Jakarta (ANTARA GORONTALO) - Ketua Komisi Nasional Antikekerasan Terhadap
Perempuan (Komnas Perempuan) Azriana menganggap norma tentang zina pada
Pasal 484 revisi Kitab Undang-Undang Hukum Pidana (RUU KUHP) bermasalah
sehingga dia menyarankan untuk dihapus saja.
"Ada perubahan definisi zina antara KUHP warisan kolonial Belanda
dengan RUU KUHP yang menyebabkan ketidakjelasan siapa yang dirugikan.
Pidana harus jelas siapa yang dirugikan," kata Azriana di Jakarta,
Jumat.
Azriana mengatakan zina pada KUHP warisan kolonial Belanda diartikan
sebagai pelanggaran terhadap kesetiaan perkawinan.
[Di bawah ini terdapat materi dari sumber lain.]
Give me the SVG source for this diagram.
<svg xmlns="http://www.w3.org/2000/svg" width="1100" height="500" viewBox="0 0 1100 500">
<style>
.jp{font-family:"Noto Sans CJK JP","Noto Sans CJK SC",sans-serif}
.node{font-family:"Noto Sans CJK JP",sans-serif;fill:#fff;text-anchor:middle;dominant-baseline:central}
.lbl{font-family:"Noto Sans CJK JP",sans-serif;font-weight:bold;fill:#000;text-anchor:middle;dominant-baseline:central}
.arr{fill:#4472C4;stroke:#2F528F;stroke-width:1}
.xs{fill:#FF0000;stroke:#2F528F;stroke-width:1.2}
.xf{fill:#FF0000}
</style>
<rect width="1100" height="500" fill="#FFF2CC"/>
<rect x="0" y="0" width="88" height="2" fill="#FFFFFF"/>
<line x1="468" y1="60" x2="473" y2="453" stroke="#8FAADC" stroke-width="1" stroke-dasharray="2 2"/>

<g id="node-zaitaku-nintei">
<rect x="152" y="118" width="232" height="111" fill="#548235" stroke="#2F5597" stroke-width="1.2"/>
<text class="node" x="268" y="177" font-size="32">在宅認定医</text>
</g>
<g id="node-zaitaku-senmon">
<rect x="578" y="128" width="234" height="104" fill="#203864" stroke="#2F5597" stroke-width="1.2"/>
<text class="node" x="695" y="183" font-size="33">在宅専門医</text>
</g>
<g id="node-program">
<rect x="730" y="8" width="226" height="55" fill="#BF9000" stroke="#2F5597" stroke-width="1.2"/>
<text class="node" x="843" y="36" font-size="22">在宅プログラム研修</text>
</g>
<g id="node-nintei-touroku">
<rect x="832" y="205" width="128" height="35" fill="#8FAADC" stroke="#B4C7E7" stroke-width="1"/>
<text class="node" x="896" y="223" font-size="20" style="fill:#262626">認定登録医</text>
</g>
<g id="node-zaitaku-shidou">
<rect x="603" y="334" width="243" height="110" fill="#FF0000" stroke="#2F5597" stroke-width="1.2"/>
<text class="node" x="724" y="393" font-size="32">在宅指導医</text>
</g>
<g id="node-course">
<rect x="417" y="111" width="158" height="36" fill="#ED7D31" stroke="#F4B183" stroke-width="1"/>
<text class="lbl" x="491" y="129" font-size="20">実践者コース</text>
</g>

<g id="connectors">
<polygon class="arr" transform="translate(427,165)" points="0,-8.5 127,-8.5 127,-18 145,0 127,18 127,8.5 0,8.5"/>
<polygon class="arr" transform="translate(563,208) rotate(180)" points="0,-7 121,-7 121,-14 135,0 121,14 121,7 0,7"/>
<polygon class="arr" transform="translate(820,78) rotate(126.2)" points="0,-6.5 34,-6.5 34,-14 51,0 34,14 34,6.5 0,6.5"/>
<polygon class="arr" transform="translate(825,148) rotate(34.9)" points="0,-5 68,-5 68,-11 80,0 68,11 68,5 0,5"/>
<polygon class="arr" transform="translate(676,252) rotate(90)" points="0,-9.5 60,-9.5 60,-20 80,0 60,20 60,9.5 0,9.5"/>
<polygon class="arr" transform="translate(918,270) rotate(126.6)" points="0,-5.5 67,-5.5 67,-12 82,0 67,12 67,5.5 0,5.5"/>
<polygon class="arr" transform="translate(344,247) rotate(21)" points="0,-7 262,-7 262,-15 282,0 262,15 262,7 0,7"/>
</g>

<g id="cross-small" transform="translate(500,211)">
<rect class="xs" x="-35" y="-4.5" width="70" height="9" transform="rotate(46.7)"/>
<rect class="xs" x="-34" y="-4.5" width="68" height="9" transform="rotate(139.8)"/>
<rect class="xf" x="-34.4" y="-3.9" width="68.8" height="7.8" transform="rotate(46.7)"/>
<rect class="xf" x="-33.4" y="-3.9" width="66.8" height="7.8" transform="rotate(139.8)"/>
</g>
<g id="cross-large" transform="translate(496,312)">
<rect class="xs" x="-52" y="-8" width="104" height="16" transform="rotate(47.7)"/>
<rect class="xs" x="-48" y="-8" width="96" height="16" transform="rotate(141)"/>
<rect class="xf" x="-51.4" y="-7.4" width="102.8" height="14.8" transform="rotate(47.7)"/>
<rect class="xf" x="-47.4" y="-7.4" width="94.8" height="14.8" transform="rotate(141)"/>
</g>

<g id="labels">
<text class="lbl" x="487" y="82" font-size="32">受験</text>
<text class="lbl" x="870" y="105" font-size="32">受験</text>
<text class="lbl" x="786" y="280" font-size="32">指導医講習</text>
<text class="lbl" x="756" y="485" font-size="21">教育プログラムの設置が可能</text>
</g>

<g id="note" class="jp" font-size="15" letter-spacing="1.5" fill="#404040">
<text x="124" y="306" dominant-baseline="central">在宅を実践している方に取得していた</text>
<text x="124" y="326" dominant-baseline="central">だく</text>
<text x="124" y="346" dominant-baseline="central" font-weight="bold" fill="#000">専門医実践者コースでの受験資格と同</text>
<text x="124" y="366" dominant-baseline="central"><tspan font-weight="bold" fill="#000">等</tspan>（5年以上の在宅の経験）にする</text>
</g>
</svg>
Dengan arti
tersebut, maka pihak yang dirugikan adalah pasangan dari seseorang yang
melakukan zina.
Baca juga: (Komnas Perempuan: agama dan moralitas tantangan keadilan gender)
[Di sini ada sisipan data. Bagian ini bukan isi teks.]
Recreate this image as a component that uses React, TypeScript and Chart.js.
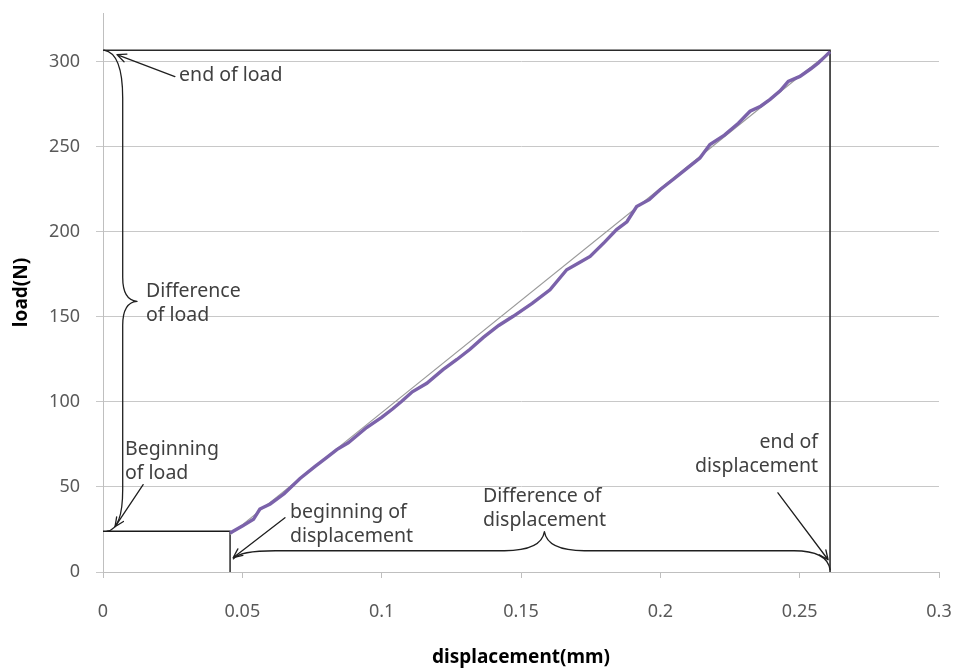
import React, { useEffect, useRef } from 'react';
import { Chart, registerables } from 'chart.js';

Chart.register(...registerables);

// measured load–displacement curve
const dispMM = [
  0.0456, 0.05, 0.054, 0.0563, 0.06, 0.065, 0.0707, 0.076, 0.08, 0.0839,
  0.088, 0.0946, 0.1, 0.104, 0.1072, 0.111, 0.1162, 0.122, 0.127, 0.1317,
  0.1365, 0.142, 0.1472, 0.154, 0.1604, 0.1664, 0.171, 0.1748, 0.18, 0.1843,
  0.188, 0.1915, 0.196, 0.2, 0.2047, 0.21, 0.2142, 0.2178, 0.223, 0.228,
  0.2322, 0.236, 0.2394, 0.243, 0.2459, 0.2501, 0.254, 0.2567, 0.259, 0.2609,
];
const loadN = [
  22.9, 27, 31, 37, 40, 46, 55, 62, 67, 72,
  76, 85, 91, 96, 100.4, 106, 111, 119, 125, 131,
  138, 145, 150.4, 158, 166, 177.8, 182, 185.6, 194, 201.4,
  206, 215, 219, 225, 231, 238, 243.5, 251.4, 257, 264,
  271, 274, 278, 283, 288.6, 291.5, 296, 299.4, 303, 306,
];
// linear trend line
const trendX = [0.0456, 0.2609];
const trendY = [22, 306];

// reference values of the marked box
const beginDisp = 0.0456;
const endDisp = 0.2609;
const beginLoad = 24;
const endLoad = 306.9;

const xTickLabels = ['0', '0.05', '0.1', '0.15', '0.2', '0.25', '0.3'];
const yTickLabels = ['0', '50', '100', '150', '200', '250', '300'];

// annotation texts (data coordinates)
const noteTexts = [
  { lines: ['end of load'], x: 0.0273, y: 291.9, align: 'left' },
  { lines: ['Difference', 'of load'], x: 0.0154, y: 164.9, align: 'left' },
  { lines: ['Beginning', 'of load'], x: 0.0079, y: 71.9, align: 'left' },
  { lines: ['beginning of', 'displacement'], x: 0.0671, y: 34.9, align: 'left' },
  { lines: ['Difference of', 'displacement'], x: 0.1364, y: 44.3, align: 'left' },
  { lines: ['end of', 'displacement'], x: 0.2566, y: 76.1, align: 'right' },
];
const noteArrows = [
  { from: [0.0258, 291.4], to: [0.005, 304.3] },
  { from: [0.0144, 51.4], to: [0.0043, 26.6] },
  { from: [0.0653, 31.9], to: [0.0467, 8.4] },
  { from: [0.2422, 46.6], to: [0.2602, 7.2] },
];
const loadBrace = { edgeX: 0, x: 0.00707, tipX: 0.0122, tipY: 159.2, top: endLoad, bottom: beginLoad };
const dispBrace = { y: 12.5, tipY: 23.7, tipX: 0.1584, left: 0.0468, leftEndY: 7.7, right: endDisp, rightEndY: 1.4 };

const FONT = '"Noto Sans", "Open Sans", sans-serif';

const annotationPlugin = {
  id: 'annotations',
  afterDatasetsDraw(chart: any) {
    const { ctx } = chart;
    const xs = chart.scales.x;
    const ys = chart.scales.y;
    const px = (v: number) => xs.getPixelForValue(v);
    const py = (v: number) => ys.getPixelForValue(v);
    ctx.save();
    ctx.strokeStyle = '#1f1f1f';
    ctx.lineWidth = 1.3;
    ctx.lineCap = 'round';
    ctx.lineJoin = 'round';

    // left brace
    {
      const E = px(loadBrace.edgeX) + 1;
      const L = px(loadBrace.x);
      const T = py(loadBrace.top);
      const B = py(loadBrace.bottom);
      const tx = px(loadBrace.tipX);
      const ty = py(loadBrace.tipY);
      ctx.beginPath();
      ctx.moveTo(E, T);
      ctx.quadraticCurveTo(L, T + 3, L, T + 48);
      ctx.lineTo(L, ty - 24);
      ctx.quadraticCurveTo(L, ty - 1, tx, ty);
      ctx.quadraticCurveTo(L, ty + 1, L, ty + 24);
      ctx.lineTo(L, B - 42);
      ctx.quadraticCurveTo(L, B - 2, E + 3, B);
      ctx.stroke();
    }
    // bottom brace
    {
      const Y = py(dispBrace.y);
      const x1 = px(dispBrace.left);
      const y1 = py(dispBrace.leftEndY);
      const x2 = px(dispBrace.right);
      const y2 = py(dispBrace.rightEndY);
      const tx = px(dispBrace.tipX);
      const ty = py(dispBrace.tipY);
      ctx.beginPath();
      ctx.moveTo(x1, y1);
      ctx.quadraticCurveTo(x1 + 6, Y, x1 + 42, Y);
      ctx.lineTo(tx - 40, Y);
      ctx.quadraticCurveTo(tx - 3, Y, tx, ty);
      ctx.quadraticCurveTo(tx + 3, Y, tx + 40, Y);
      ctx.lineTo(x2 - 36, Y);
      ctx.quadraticCurveTo(x2 - 3, Y, x2, y2);
      ctx.stroke();
    }
    // arrows
    for (const a of noteArrows) {
      const x0 = px(a.from[0]);
      const y0 = py(a.from[1]);
      const x1 = px(a.to[0]);
      const y1 = py(a.to[1]);
      const ang = Math.atan2(y1 - y0, x1 - x0);
      const head = 10;
      ctx.beginPath();
      ctx.moveTo(x0, y0);
      ctx.lineTo(x1, y1);
      ctx.moveTo(x1 - head * Math.cos(ang - 0.42), y1 - head * Math.sin(ang - 0.42));
      ctx.lineTo(x1, y1);
      ctx.lineTo(x1 - head * Math.cos(ang + 0.42), y1 - head * Math.sin(ang + 0.42));
      ctx.stroke();
    }
    // texts
    ctx.fillStyle = '#404040';
    ctx.font = `19.5px ${FONT}`;
    ctx.textBaseline = 'middle';
    for (const t of noteTexts) {
      ctx.textAlign = t.align as CanvasTextAlign;
      t.lines.forEach((line, i) => {
        ctx.fillText(line, px(t.x), py(t.y) + i * 24);
      });
    }
    ctx.restore();
  },
};

export default function App() {
  const ref = useRef<HTMLCanvasElement | null>(null);

  useEffect(() => {
    if (!ref.current) return;
    const curve = dispMM.map((x, i) => ({ x, y: loadN[i] }));
    const trend = trendX.map((x, i) => ({ x, y: trendY[i] }));
    const boxTop = [
      { x: 0, y: endLoad },
      { x: endDisp, y: endLoad },
      { x: endDisp, y: 0 },
    ];
    const boxBottom = [
      { x: 0, y: beginLoad },
      { x: beginDisp, y: beginLoad },
      { x: beginDisp, y: 0 },
    ];
    const chart = new Chart(ref.current, {
      type: 'scatter',
      data: {
        datasets: [
          { data: curve, showLine: true, borderColor: '#7b62aa', borderWidth: 3.4, pointRadius: 0, tension: 0 },
          { data: trend, showLine: true, borderColor: '#9a9a9a', borderWidth: 1.2, pointRadius: 0 },
          { data: boxTop, showLine: true, borderColor: '#2a2a2a', borderWidth: 1.6, pointRadius: 0 },
          { data: boxBottom, showLine: true, borderColor: '#1a1a1a', borderWidth: 1.4, pointRadius: 0 },
        ],
      },
      options: {
        responsive: false,
        animation: false,
        layout: { padding: { left: 0, top: 13, right: 0, bottom: 0 } },
        plugins: { legend: { display: false }, tooltip: { enabled: false } },
        scales: {
          x: {
            type: 'linear',
            min: 0,
            max: 0.3,
            afterFit: (s: any) => {
              s.height = 97;
              s.paddingLeft = 0;
              s.paddingRight = 14;
            },
            ticks: {
              stepSize: 0.05,
              padding: 23,
              color: '#595959',
              font: { family: FONT, size: 18 },
              maxRotation: 0,
              callback: (_v: any, i: number) => xTickLabels[i],
            },
            grid: { drawOnChartArea: false, drawTicks: true, tickLength: 6, color: '#bfbfbf' },
            border: { display: true, color: '#bfbfbf' },
            title: {
              display: true,
              text: 'displacement(mm)',
              color: '#000',
              font: { family: FONT, size: 19, weight: 'bold' },
              padding: { top: 0, bottom: 0 },
            },
          },
          y: {
            type: 'linear',
            min: 0,
            max: 328.8,
            afterFit: (s: any) => {
              s.width = 103;
              s.paddingTop = 0;
              s.paddingBottom = 0;
            },
            ticks: {
              stepSize: 50,
              includeBounds: false,
              padding: 16,
              color: '#595959',
              font: { family: FONT, size: 18 },
              callback: (_v: any, i: number) => yTickLabels[i],
            },
            grid: { color: '#c8c8c8', tickLength: 7 },
            border: { display: true, color: '#bfbfbf' },
            title: {
              display: true,
              text: 'load(N)',
              color: '#000',
              font: { family: FONT, size: 19, weight: 'bold' },
              padding: { top: 10, bottom: 0 },
            },
          },
        },
      },
      plugins: [annotationPlugin],
    });
    return () => chart.destroy();
  }, []);

  return (
    <div style={{ position: 'absolute', left: 0, top: 0, width: 953, height: 669, background: '#fff' }}>
      <canvas ref={ref} width={953} height={669} style={{ width: 953, height: 669, display: 'block' }} />
    </div>
  );
}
Sedangkan pada RUU KUHP, zina dipahami sesuai konsep agama, yaitu
hubungan badan antara dua orang di luar ikatan perkawinan. Menurut
Azriana, konsep ini tidak bisa dipakai di ranah pidana karena akan sulit
mengidentifikasi pihak yang dirugikan.
"Dengan konsep ini, justru RUU KUHP berpotensi mengkriminalkan
korban perkosaan yang tidak bisa membuktikan kejahatan yang dia alami,
sehingga dianggap berzina. Yang terjadi nanti malah menghukum korban
perkosaan dan memberikan impunitas kepada pelaku," tuturnya.
Karena itu, Komnas Perempuan menyarankan agar pasal tentang zina itu
dihapus saja dari RUU KUHP. Saran itu bukan berarti menyetujui
perbuatan zina karena seringkali hubungan badan di luar nikah pada
akhirnya merugikan pihak perempuan.
Baca juga: (Ketua Komnas Perempuan bicara soal pasal 488 RUU KUHP)
"Jangan diatur dalam KUHP, tetapi beri peran yang lebih luas kepada tokoh agama untuk membimbing umatnya," ujarnya.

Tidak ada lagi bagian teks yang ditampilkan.